14. The method of claim 13, wherein mixing solids material comprises passing solids material falling from the vertically elevated bed deck toward the lower bed deck over at least one of a rotating and a stationary pipe extending transversely across the immersion extractor.

15. The method of claim 14, wherein the mixing hardware is a rotating pipe having one of an eccentric cross-sectional shape and an oval cross-sectional shape.

16. The method of claim 13, wherein mixing solids material comprises passing solids material over a shaped edge of the vertically elevated bed deck that causes mixing.

17. The method of claim 13, wherein mixing solids material comprises injecting gas into a space between the vertically elevated bed deck and the lower bed deck.

18. The method of claim 13, wherein mixing solids material comprises mixing the solids material an amount effective to turbulently intermix the solids material with the solvent as solids material drops from the vertically elevated bed deck to the lower bed deck.

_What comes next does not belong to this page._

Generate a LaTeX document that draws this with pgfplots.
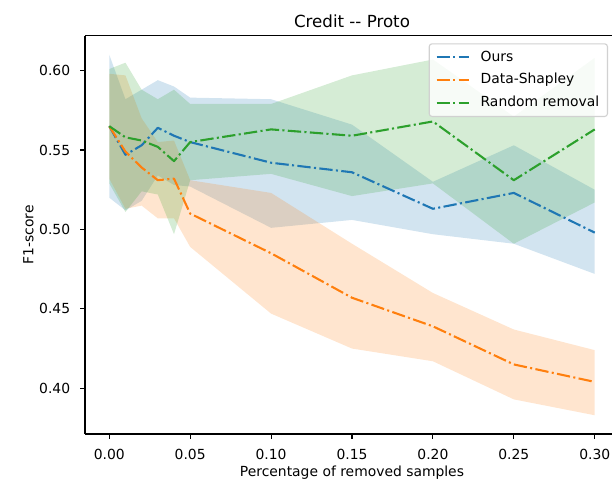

19. The method of claim 13, wherein the mixing hardware is positioned substantially centered in a vertical distance between the vertically elevated bed deck and the lower bed deck or closer along the vertical distance to the vertically elevated bed deck than the lower bed deck.

20. The method of claim 19, wherein the vertical distance between the vertically elevated bed deck and the lower bed deck ranges from 0.5 meters to 1.5 meters.